As such, the expansion was built on campus land, which meant causing minimum impact on the surrounding environment. The design was completed with an acute awareness of light pollution and ways to eliminate it. In the same vein, easy access to surrounding facilities was accomplished by establishing comfortable, safe walking zones. The building also exhibits excellent performance, with a nearly ten percent reduction in energy use compared to the norm, and it uses 35 percent less water than the standard consumption rate while harvesting stormwater using existing infrastructure.

The designers also went out of their way to create fresh, healthy spaces that are as human-friendly as possible. The use of environmentally responsible and sustainable materials also contributes to the already great user experience in the spaces.
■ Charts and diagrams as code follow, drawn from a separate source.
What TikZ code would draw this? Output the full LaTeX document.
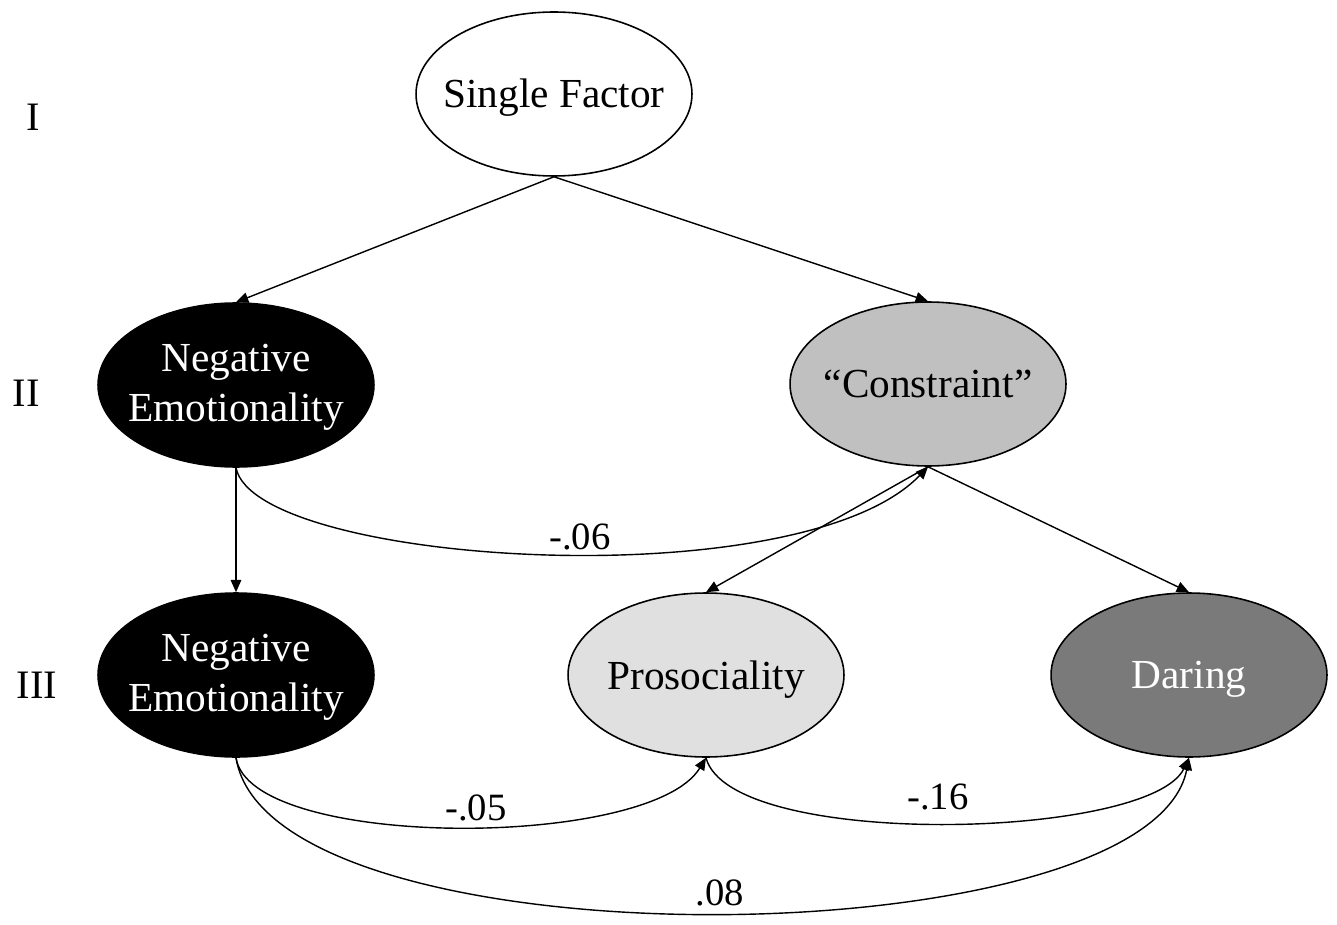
\documentclass[tikz,border=0pt]{standalone}
\usepackage{fontspec}
\setmainfont{Liberation Serif}
\usetikzlibrary{shapes.geometric,arrows.meta}
\definecolor{cgray}{RGB}{192,192,192}
\definecolor{pgray}{RGB}{224,224,224}
\definecolor{dgray}{RGB}{122,122,122}
\begin{document}
\begin{tikzpicture}[x=0.02cm,y=-0.02cm,
  lat/.style={ellipse,draw=black,line width=0.9pt,minimum width=5.52cm,minimum height=3.28cm,inner sep=0pt},
  txt/.style={align=center,inner sep=0pt,font=\fontsize{23.5}{28.5}\selectfont},
  conn/.style={line width=0.8pt,-{Triangle[length=7pt,width=6pt]}},
  lbl/.style={font=\fontsize{22}{26}\selectfont,inner sep=0pt},
  lvl/.style={font=\fontsize{23}{28}\selectfont,inner sep=0pt}]
\useasboundingbox (0,0) rectangle (1337,925);
\fill[white] (0,0) rectangle (1337,925);
\node[lat,fill=white] (sf) at (554,94) {};
\node[lat,fill=black] (ne2) at (236,385) {};
\node[lat,fill=cgray] (con) at (928,384) {};
\node[lat,fill=black] (ne3) at (236,675) {};
\node[lat,fill=pgray] (pro) at (706,675) {};
\node[lat,fill=dgray] (dar) at (1189,675) {};
\node[txt] (sft) at ([yshift=-2pt]sf.center) {Single Factor};
\node[txt,text=white] (ne2t) at ([yshift=-1.5pt]ne2.center) {Negative\\Emotionality};
\node[txt] (cont) at (con.center) {``Constraint''};
\node[txt,text=white] (ne3t) at ([yshift=-1.5pt]ne3.center) {Negative\\Emotionality};
\node[txt] (prot) at ([yshift=-2.5pt]pro.center) {Prosociality};
\node[txt,text=white] (dart) at ([yshift=-2.5pt]dar.center) {Daring};
\node[lvl] (l1) at (33,117) {I};
\node[lvl] (l2) at (26,393) {II};
\node[lvl] (l3) at (37,685) {III};
\draw[conn] (sf.south) -- (ne2.north);
\draw[conn] (sf.south) -- (con.north);
\draw[conn] (ne2.south) -- (ne3.north);
\draw[conn] (con.south) -- (pro.north);
\draw[conn] (con.south) -- (dar.north);
\draw[conn] (ne2.south) .. controls (255,565) and (800,600) .. (con.south);
\draw[conn] (ne3.south) .. controls (250,850) and (650,850) .. (pro.south);
\draw[conn] (pro.south) .. controls (730,850) and (1150,840) .. (dar.south);
\draw[conn] (ne3.south) .. controls (270,970) and (1150,960) .. (dar.south);
\node[lbl] (e1) at (580,537) {-.06};
\node[lbl] (e2) at (476,808) {-.05};
\node[lbl] (e3) at (938,797) {-.16};
\node[lbl] (e4) at (720,893) {.08};
\end{tikzpicture}
\end{document}
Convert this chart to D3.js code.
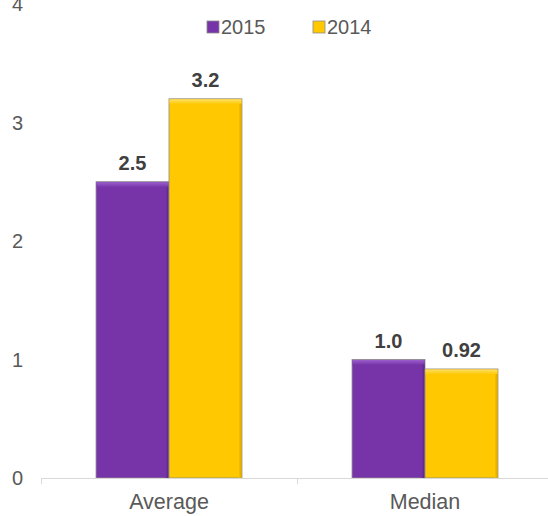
<!DOCTYPE html>
<html>
<head>
<meta charset="utf-8">
<script src="https://cdn.jsdelivr.net/npm/d3@7"></script>
<style>
  body { margin: 0; background: #fff; }
  text { font-family: "Liberation Sans", Arial, sans-serif; }
</style>
</head>
<body>
<svg width="548" height="516"></svg>
<script>
const categories = ["Average", "Median"]
const years = ["2015", "2014"]
const values2015 = [2.5, 1.0]
const values2014 = [3.2, 0.92]
const labels2015 = ["2.5", "1.0"]
const labels2014 = ["3.2", "0.92"]
const yTicks = [0, 1, 2, 3, 4]
const colors = ["#7634a8", "#ffc800"]

const svg = d3.select("svg")
const x0 = 41, x1 = 553, yBottom = 478, yTop = 4

const data = categories.map((c, i) => ({
  cat: c,
  vals: [
    {year: years[0], v: values2015[i], label: labels2015[i], k: 0},
    {year: years[1], v: values2014[i], label: labels2014[i], k: 1}
  ]
}))

const xScale = d3.scaleBand().domain(categories).range([x0, x1]).paddingInner(0.43).paddingOuter(0.215)
const xSub = d3.scaleBand().domain(years).range([0, xScale.bandwidth()])
const yScale = d3.scaleLinear().domain([0, 4]).range([yBottom, yTop])

// gradients for bevel look
const defs = svg.append("defs")
const grads = [["#9b5fcc", "#7634a8", "#5a2585"], ["#ffe066", "#ffc800", "#d9a600"]]
grads.forEach((g, i) => {
  const lg = defs.append("linearGradient").attr("id", "top" + i).attr("x1", 0).attr("y1", 0).attr("x2", 0).attr("y2", 1)
  lg.append("stop").attr("offset", "0%").attr("stop-color", g[0])
  lg.append("stop").attr("offset", "100%").attr("stop-color", g[1])
  const sg = defs.append("linearGradient").attr("id", "side" + i).attr("x1", 0).attr("y1", 0).attr("x2", 1).attr("y2", 0)
  sg.append("stop").attr("offset", "0%").attr("stop-color", g[1])
  sg.append("stop").attr("offset", "100%").attr("stop-color", g[2])
})

// y tick labels
svg.append("g").selectAll("text")
  .data(yTicks)
  .enter()
  .append("text")
  .attr("x", 23)
  .attr("y", d => yScale(d))
  .attr("dy", "0.35em")
  .attr("text-anchor", "end")
  .attr("font-size", 20)
  .attr("fill", "#595959")
  .text(d => d)

// bars
const groups = svg.append("g").selectAll("g")
  .data(data)
  .enter()
  .append("g")
  .attr("transform", d => `translate(${xScale(d.cat)},0)`)

const bars = groups.selectAll("g.bar")
  .data(d => d.vals)
  .enter()
  .append("g")
  .attr("class", "bar")

bars.append("rect")
  .attr("x", d => xSub(d.year))
  .attr("y", d => yScale(d.v))
  .attr("width", xSub.bandwidth())
  .attr("height", d => yBottom - yScale(d.v))
  .attr("fill", d => colors[d.k])
  .attr("stroke", "#8c8c8c")
  .attr("stroke-width", 0.8)

// top bevel
bars.append("rect")
  .attr("x", d => xSub(d.year) + 0.5)
  .attr("y", d => yScale(d.v) + 0.5)
  .attr("width", xSub.bandwidth() - 1)
  .attr("height", 5)
  .attr("fill", d => `url(#top${d.k})`)

// right bevel
bars.append("rect")
  .attr("x", d => xSub(d.year) + xSub.bandwidth() - 3.5)
  .attr("y", d => yScale(d.v) + 5)
  .attr("width", 3)
  .attr("height", d => yBottom - yScale(d.v) - 5)
  .attr("fill", d => `url(#side${d.k})`)

// value labels
bars.append("text")
  .attr("x", d => xSub(d.year) + xSub.bandwidth() / 2)
  .attr("y", d => yScale(d.v) - 12)
  .attr("text-anchor", "middle")
  .attr("font-size", 20)
  .attr("font-weight", "bold")
  .attr("fill", "#404040")
  .text(d => d.label)

// x axis
const xAxis = d3.axisBottom(xScale).tickSize(0).tickPadding(16)
const xg = svg.append("g").attr("transform", `translate(0,${yBottom})`).call(xAxis)
xg.select(".domain").remove()
xg.selectAll("text").attr("font-size", 21.5).attr("fill", "#595959").attr("font-family", "Liberation Sans, Arial, sans-serif")
xg.append("line").attr("x1", x0).attr("x2", 548).attr("y1", 0.5).attr("y2", 0.5).attr("stroke", "#d9d9d9")
xg.selectAll("line.tk")
  .data([x0, x0 + (x1 - x0) / 2])
  .enter()
  .append("line")
  .attr("class", "tk")
  .attr("x1", d => d + 0.5).attr("x2", d => d + 0.5)
  .attr("y1", 0).attr("y2", 6)
  .attr("stroke", "#d9d9d9")

// legend
const legend = svg.append("g")
const legX = [207, 313]
years.forEach((y, i) => {
  legend.append("rect")
    .attr("x", legX[i]).attr("y", 21).attr("width", 12).attr("height", 12)
    .attr("fill", colors[i]).attr("stroke", "#8c8c8c").attr("stroke-width", 0.8)
  legend.append("text")
    .attr("x", legX[i] + 14).attr("y", 34)
    .attr("font-size", 20).attr("fill", "#595959")
    .text(y)
})
</script>
</body>
</html>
Looking ahead, ESa is approaching the future of design and construction with a healthy dose of curiosity in terms of how the economic effects of geopolitics, in tandem with climate change and advances in technology, will change how we arrange our lives in relation to our living and work spaces. Word around the industry, according to Webb, is that adaptive reuse is on the rise, as is leveraging technology and innovation to enhance such spaces for quality living. The advent of autonomous vehicles, for instance, is leading to a rise in parking garage conversions and electric car charging station retrofitting.

No matter how the market may change, however, the ESa team is ready to adapt and build upon the principles of sustainable design and construction for generations to come.